Transnational organizations value every highly the off-shoring and outsourcing strategy they employ. This is in seeking to cut production costs and maximize profits by obtaining affordable and skillful labor. Helms notes” transnational organizations, seek strategies that align them with their customers, other business partners, and suppliers to save time and capital.” Offshoring can be termed as the movement of business processes from the country of origin (mother company) to another country where the economic sense is to reduce costs, while outsourcing can be described as contracting external service providers to provide certain business functions. These two business strategies have both advantages and disadvantages.
Some of the advantages that come with outsourcing are such as the companies involved each get maximum returns on profits, access to operational expertise that is time-consuming and not available in-house, cost-saving, quality improvement, focus on their core business function, etc.
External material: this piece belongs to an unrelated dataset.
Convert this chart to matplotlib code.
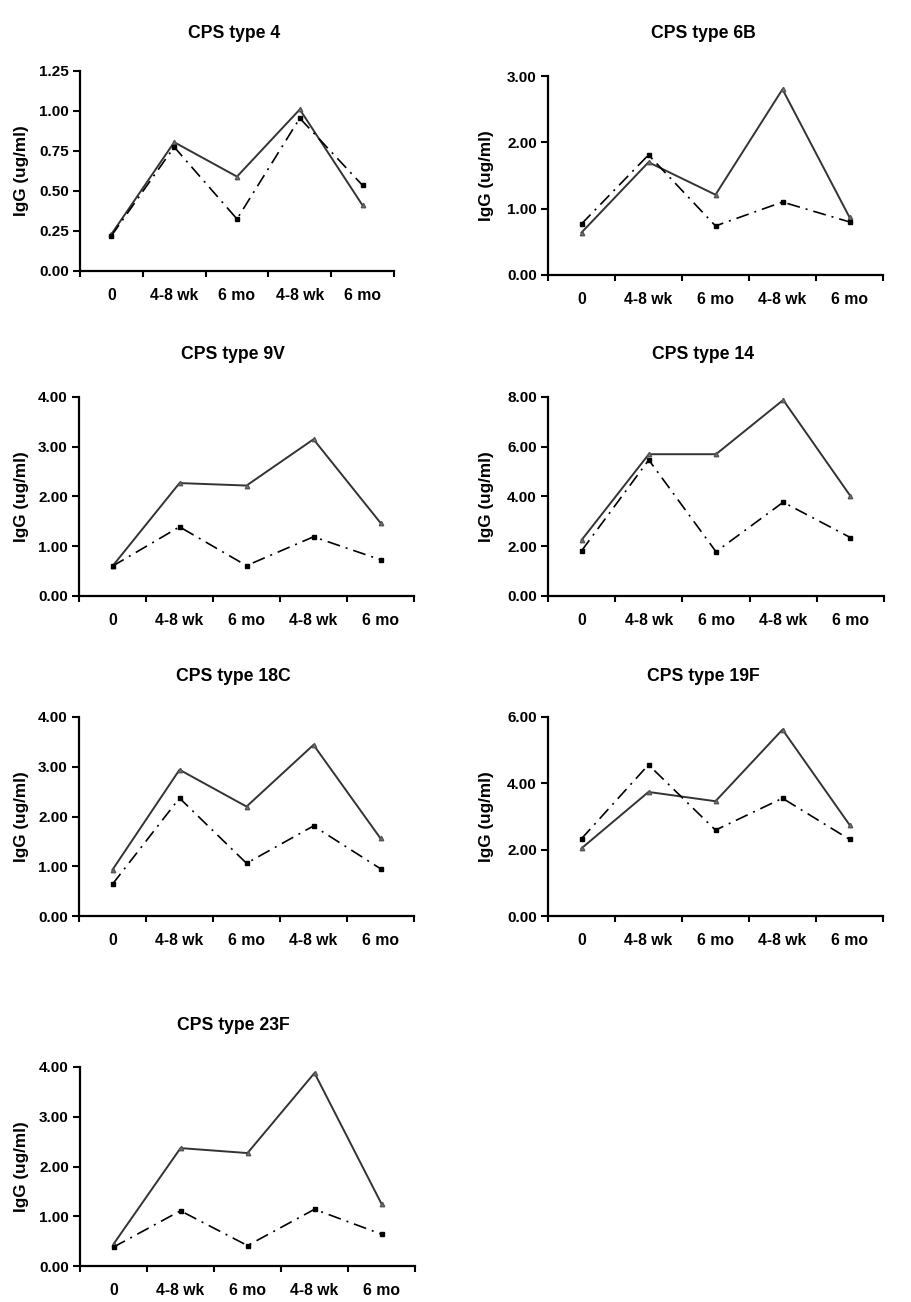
import matplotlib
matplotlib.use("Agg")
import matplotlib.pyplot as plt
from matplotlib.ticker import FixedLocator, FixedFormatter

plt.rcParams['font.family'] = ['Liberation Sans', 'DejaVu Sans']
plt.rcParams['font.weight'] = 'bold'

timepoints = ["0", "4-8 wk", "6 mo", "4-8 wk", "6 mo"]

titles = ["CPS type 4", "CPS type 6B", "CPS type 9V", "CPS type 14",
          "CPS type 18C", "CPS type 19F", "CPS type 23F"]

solid_4 = [0.23, 0.805, 0.59, 1.01, 0.41]
dash_4 = [0.22, 0.775, 0.325, 0.955, 0.535]
solid_6B = [0.64, 1.70, 1.21, 2.80, 0.87]
dash_6B = [0.77, 1.81, 0.74, 1.10, 0.80]
solid_9V = [0.60, 2.27, 2.22, 3.15, 1.47]
dash_9V = [0.60, 1.39, 0.61, 1.19, 0.73]
solid_14 = [2.25, 5.70, 5.70, 7.88, 4.02]
dash_14 = [1.82, 5.47, 1.78, 3.77, 2.35]
solid_18C = [0.93, 2.94, 2.20, 3.44, 1.56]
dash_18C = [0.64, 2.37, 1.06, 1.81, 0.95]
solid_19F = [2.04, 3.74, 3.46, 5.62, 2.75]
dash_19F = [2.33, 4.56, 2.59, 3.55, 2.31]
solid_23F = [0.44, 2.37, 2.27, 3.88, 1.25]
dash_23F = [0.38, 1.11, 0.41, 1.14, 0.64]

y_ticks_4 = [0.00, 0.25, 0.50, 0.75, 1.00, 1.25]
y_ticks_6B = [0.00, 1.00, 2.00, 3.00]
y_ticks_9V = [0.00, 1.00, 2.00, 3.00, 4.00]
y_ticks_14 = [0.00, 2.00, 4.00, 6.00, 8.00]
y_ticks_18C = [0.00, 1.00, 2.00, 3.00, 4.00]
y_ticks_19F = [0.00, 2.00, 4.00, 6.00]
y_ticks_23F = [0.00, 1.00, 2.00, 3.00, 4.00]

panels = [
    (titles[0], solid_4, dash_4, y_ticks_4),
    (titles[1], solid_6B, dash_6B, y_ticks_6B),
    (titles[2], solid_9V, dash_9V, y_ticks_9V),
    (titles[3], solid_14, dash_14, y_ticks_14),
    (titles[4], solid_18C, dash_18C, y_ticks_18C),
    (titles[5], solid_19F, dash_19F, y_ticks_19F),
    (titles[6], solid_23F, dash_23F, y_ticks_23F),
]

W, H = 911, 1302
fig = plt.figure(figsize=(W / 100, H / 100), dpi=100)

# pixel boxes: (x0, x1, ytop, ybottom), title (x, y), ylabel x
boxes = [
    (80, 394, 71, 271, 234, 33, 22),
    (548, 883, 76, 275, 703, 33, 486),
    (79, 414, 397, 596, 233, 355, 22),
    (548, 884, 397, 596, 703, 355, 486),
    (79, 414, 717, 916, 233, 676, 22),
    (548, 883, 717, 916, 703, 676, 486),
    (80, 415, 1067, 1266, 233, 1025, 22),
]

for (title, s, d, yt), (x0, x1, yt0, yb0, tx, ty, lx) in zip(panels, boxes):
    ax = fig.add_axes([x0 / W, 1 - yb0 / H, (x1 - x0) / W, (yb0 - yt0) / H])
    xs = [i + 0.5 for i in range(len(timepoints))]
    ax.plot(xs, s, color='#333333', lw=1.4, marker='^', ms=3.2,
            mfc='#777777', mec='#555555', zorder=3)
    ax.plot(xs, d, color='black', lw=1.2, marker='s', ms=3.3,
            linestyle=(0, (7.8, 3.6, 1.2, 3.6)), zorder=4)
    ax.set_xlim(0, len(timepoints))
    ax.set_ylim(yt[0], yt[-1])
    ax.xaxis.set_major_locator(FixedLocator(list(range(len(timepoints) + 1))))
    ax.xaxis.set_major_formatter(FixedFormatter([]))
    ax.xaxis.set_minor_locator(FixedLocator(xs))
    ax.xaxis.set_minor_formatter(FixedFormatter(timepoints))
    ax.tick_params(axis='x', which='major', direction='out', length=4, width=1.5)
    ax.tick_params(axis='x', which='minor', length=0, pad=12, labelsize=11.3)
    ax.set_yticks(yt)
    ax.set_yticklabels([f"{v:.2f}" for v in yt])
    ax.tick_params(axis='y', direction='out', length=5, width=1.5, labelsize=11, pad=3)
    for lab in ax.get_xticklabels(minor=True) + ax.get_yticklabels():
        lab.set_fontweight('bold')
    for sp in ['top', 'right']:
        ax.spines[sp].set_visible(False)
    for sp in ['left', 'bottom']:
        ax.spines[sp].set_linewidth(1.6)
    ax.patch.set_alpha(0)
    fig.text(tx / W, 1 - ty / H, title, ha='center', va='center',
             fontsize=12.7, fontweight='bold')
    fig.text(lx / W, 1 - ((yt0 + yb0) / 2) / H, "IgG (ug/ml)", rotation=90,
             ha='center', va='center', fontsize=12.3, fontweight='bold')

fig.savefig("out.png", dpi=100)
Despite these positives, outsourcing experiences a number of implications such as high staff turnover, risk of low-quality products as an organization have no control of actual production process, negative productivity on the organization, mediocre service quality.
Offshoring, on the other hand, has its own positives such as maximum profits, reduction in costs of production, emerging economies gain jobs, lower labor and employee rates, while the negatives are such as political and environmental changes may disrupt the long supply chains, intellectual property risks, less flexibility to adapt to changing market trends, developed economies lose jobs to emerging ones, different legal systems and cultures may be problematic.